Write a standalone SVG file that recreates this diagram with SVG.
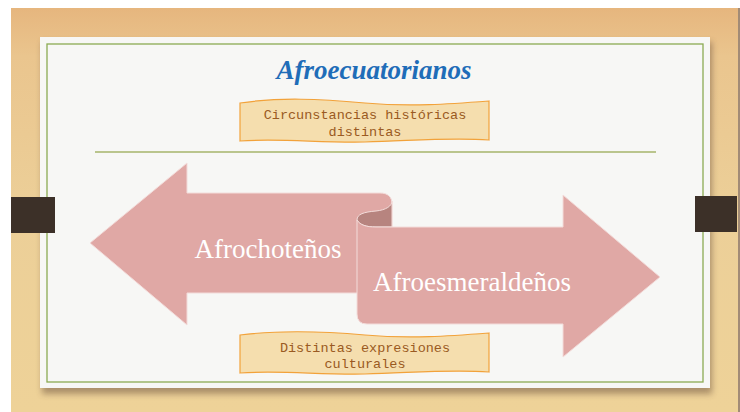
<svg xmlns="http://www.w3.org/2000/svg" width="740" height="412" viewBox="0 0 740 412">
  <defs>
    <linearGradient id="wood" x1="0" y1="0" x2="0" y2="1">
      <stop offset="0" stop-color="#e6b67e"/>
      <stop offset="0.12" stop-color="#eac58e"/>
      <stop offset="0.5" stop-color="#eccf98"/>
      <stop offset="1" stop-color="#eed298"/>
    </linearGradient>
    <filter id="sh" x="-5%" y="-5%" width="110%" height="115%">
      <feGaussianBlur stdDeviation="3"/>
    </filter>
    <style>
      .banner { fill: #f5deae; stroke: #f2a23a; stroke-width: 1.2; }
      .btxt { font-family: "Liberation Mono", "DejaVu Sans Mono", monospace; font-size: 13.5px; fill: #9a5a22; text-anchor: middle; }
      .atxt { font-family: "Liberation Serif", "DejaVu Serif", serif; font-size: 27px; fill: #ffffff; text-anchor: middle; }
      .arrow { fill: #e0a8a5; stroke: #f3dcda; stroke-width: 1; }
      .green { fill: none; stroke: #8cab52; stroke-width: 1.3; }
      .tab { fill: #3c3028; }
    </style>
  </defs>

  <g id="background">
    <rect x="0" y="0" width="740" height="412" fill="#ffffff"/>
    <rect x="11" y="8" width="727" height="404" fill="url(#wood)"/>
    <rect x="738" y="8" width="2" height="404" fill="#7a5a3c" opacity="0.7"/>
    <rect x="42" y="42" width="670" height="352" fill="#5a4030" opacity="0.45" filter="url(#sh)"/>
    <rect x="40" y="37" width="670" height="351" fill="#f7f7f5"/>
    <rect x="47" y="44" width="656" height="338" class="green"/>
    <rect x="11" y="197" width="44" height="36" class="tab"/>
    <rect x="695" y="196" width="42" height="36" class="tab"/>
    <line x1="95" y1="152" x2="656" y2="152" stroke="#a6b46a" stroke-width="1.3"/>
  </g>

  <g id="title">
    <text x="374" y="79" font-family="'Liberation Serif', 'DejaVu Serif', serif" font-style="italic" font-weight="bold" font-size="27" fill="#1f6db8" text-anchor="middle">Afroecuatorianos</text>
  </g>

  <g id="connectors"></g>

  <g id="banner-top">
    <path class="banner" d="M240,103 C280,97 320,99 365,103 C410,107 450,104 489,101 L489,140 C450,137 410,141 365,142 C320,143 280,138 240,141 Z"/>
    <text class="btxt" x="365" y="119">Circunstancias históricas</text>
    <text class="btxt" x="365" y="136">distintas</text>
  </g>

  <g id="afrochotenos">
    <path class="arrow" d="M90,243 L187,163 L187,193 L380,193 C388,193 392,197 392,204 L392,293 L187,293 L187,325 Z"/>
    <text class="atxt" x="268" y="258">Afrochoteños</text>
  </g>

  <g id="afroesmeraldenos">
    <path d="M357,220 C357,214 364,212 376,211 C386,210 392,206 392,201 L392,227 L376,227 C366,227 360,225 357,220 Z" fill="#b7847f" stroke="#f3dcda" stroke-width="1"/>
    <path class="arrow" d="M357,220 C360,225 366,227 376,227 L563,227 L563,195 L660,277 L563,357 L563,324 L367,324 Q357,324 357,314 Z"/>
    <text class="atxt" x="472" y="291">Afroesmeraldeños</text>
  </g>

  <g id="banner-bottom">
    <path class="banner" d="M240,335 C280,330 320,331 365,335 C410,339 450,336 489,333 L489,372 C450,369 410,373 365,374 C320,375 280,370 240,373 Z"/>
    <text class="btxt" x="365" y="352">Distintas expresiones</text>
    <text class="btxt" x="365" y="368">culturales</text>
  </g>
</svg>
++++
What is expected - Keep every word of the data as it is when you write it out, but drop the pictures.

Solution -
Write a standalone SVG file that recreates this diagram with SVG.
<svg xmlns="http://www.w3.org/2000/svg" width="740" height="412" viewBox="0 0 740 412">
  <defs>
    <linearGradient id="wood" x1="0" y1="0" x2="0" y2="1">
      <stop offset="0" stop-color="#e6b67e"/>
      <stop offset="0.12" stop-color="#eac58e"/>
      <stop offset="0.5" stop-color="#eccf98"/>
      <stop offset="1" stop-color="#eed298"/>
    </linearGradient>
    <filter id="sh" x="-5%" y="-5%" width="110%" height="115%">
      <feGaussianBlur stdDeviation="3"/>
    </filter>
    <style>
      .banner { fill: #f5deae; stroke: #f2a23a; stroke-width: 1.2; }
      .btxt { font-family: "Liberation Mono", "DejaVu Sans Mono", monospace; font-size: 13.5px; fill: #9a5a22; text-anchor: middle; }
      .atxt { font-family: "Liberation Serif", "DejaVu Serif", serif; font-size: 27px; fill: #ffffff; text-anchor: middle; }
      .arrow { fill: #e0a8a5; stroke: #f3dcda; stroke-width: 1; }
      .green { fill: none; stroke: #8cab52; stroke-width: 1.3; }
      .tab { fill: #3c3028; }
    </style>
  </defs>

  <g id="background">
    <rect x="0" y="0" width="740" height="412" fill="#ffffff"/>
    <rect x="11" y="8" width="727" height="404" fill="url(#wood)"/>
    <rect x="738" y="8" width="2" height="404" fill="#7a5a3c" opacity="0.7"/>
    <rect x="42" y="42" width="670" height="352" fill="#5a4030" opacity="0.45" filter="url(#sh)"/>
    <rect x="40" y="37" width="670" height="351" fill="#f7f7f5"/>
    <rect x="47" y="44" width="656" height="338" class="green"/>
    <rect x="11" y="197" width="44" height="36" class="tab"/>
    <rect x="695" y="196" width="42" height="36" class="tab"/>
    <line x1="95" y1="152" x2="656" y2="152" stroke="#a6b46a" stroke-width="1.3"/>
  </g>

  <g id="title">
    <text x="374" y="79" font-family="'Liberation Serif', 'DejaVu Serif', serif" font-style="italic" font-weight="bold" font-size="27" fill="#1f6db8" text-anchor="middle">Afroecuatorianos</text>
  </g>

  <g id="connectors"></g>

  <g id="banner-top">
    <path class="banner" d="M240,103 C280,97 320,99 365,103 C410,107 450,104 489,101 L489,140 C450,137 410,141 365,142 C320,143 280,138 240,141 Z"/>
    <text class="btxt" x="365" y="119">Circunstancias históricas</text>
    <text class="btxt" x="365" y="136">distintas</text>
  </g>

  <g id="afrochotenos">
    <path class="arrow" d="M90,243 L187,163 L187,193 L380,193 C388,193 392,197 392,204 L392,293 L187,293 L187,325 Z"/>
    <text class="atxt" x="268" y="258">Afrochoteños</text>
  </g>

  <g id="afroesmeraldenos">
    <path d="M357,220 C357,214 364,212 376,211 C386,210 392,206 392,201 L392,227 L376,227 C366,227 360,225 357,220 Z" fill="#b7847f" stroke="#f3dcda" stroke-width="1"/>
    <path class="arrow" d="M357,220 C360,225 366,227 376,227 L563,227 L563,195 L660,277 L563,357 L563,324 L367,324 Q357,324 357,314 Z"/>
    <text class="atxt" x="472" y="291">Afroesmeraldeños</text>
  </g>

  <g id="banner-bottom">
    <path class="banner" d="M240,335 C280,330 320,331 365,335 C410,339 450,336 489,333 L489,372 C450,369 410,373 365,374 C320,375 280,370 240,373 Z"/>
    <text class="btxt" x="365" y="352">Distintas expresiones</text>
    <text class="btxt" x="365" y="368">culturales</text>
  </g>
</svg>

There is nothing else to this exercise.